Neither argument panned out. Swart barely made a punch or catch to Sweden’s 13 corners that swung dangerously close to goal — where keepers should be intercepting at least 40% of the deliveries. Dlamini is the more capable keeper and seems likely to have done better at that.

That Sweden only scored from one of their corners was more down to Swart and her short back four riding their luck. Forward Jermaine Seoposenwe was brought back as a tall player to try to defend the corners, which limited her attacking role. The one corner Sweden finally scored from was the decisive one — Amanda Ilestedt’s 90th-minute winner. Also, kicking the ball out of goal rather than playing it against such a tall team was a route to giving away possession. 

It also seemed to contradict Ellis’s reasoning for playing short Bongeka Gamede and Bambanani Mbane at centreback, who could not cope with Ilestedt and Co at set pieces. The coach said this was because she wanted her team to play out of defence. Yet, big veteran Matlou is a former striker and comfortable on the ball, and her physical attributes were surely missed.

It might seem like nit-picking after such a brave performance, and given the solid gameplan and structure in a good display, to raise those two seemingly strange selections.
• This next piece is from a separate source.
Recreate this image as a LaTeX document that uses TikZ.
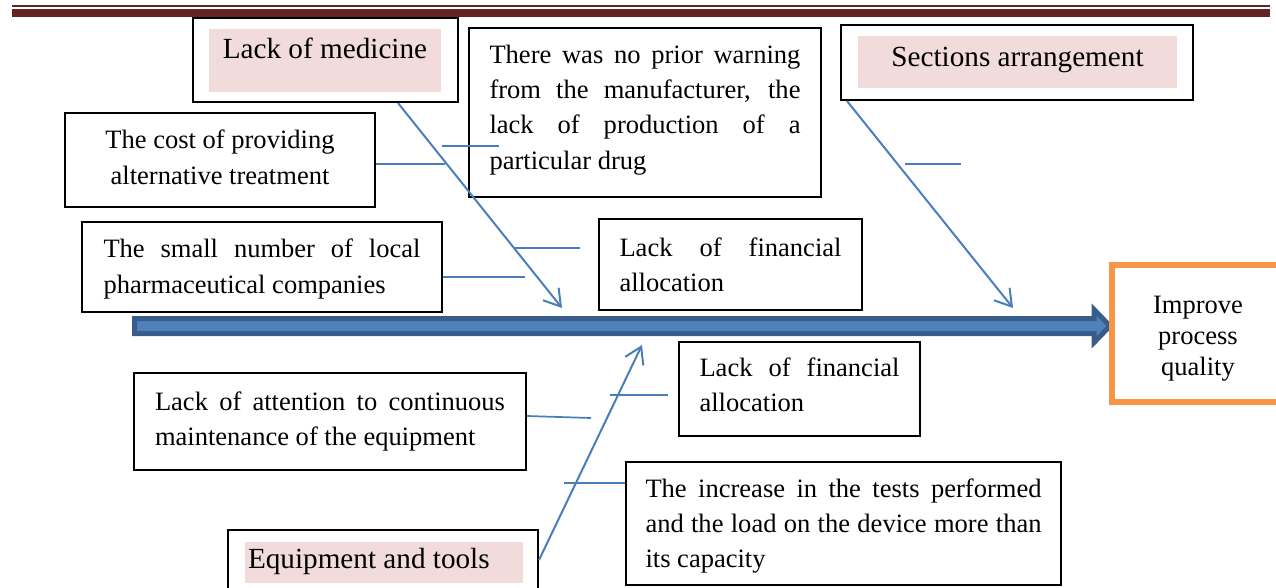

But if there’s a feeling among the players that the decisions might have been decisive and cost them a draw that would have seen South Africa in a far stronger position to progress, it could affect the morale of a team skirting a fine line between despondency and motivation from the haphazard nature of their departure.

It needs to be better against Argentina. The overwhelming sense from what they managed against Sweden was that this national team are bristling with big ambitions at this World Cup. They just need to be correctly unleashed to achieve them.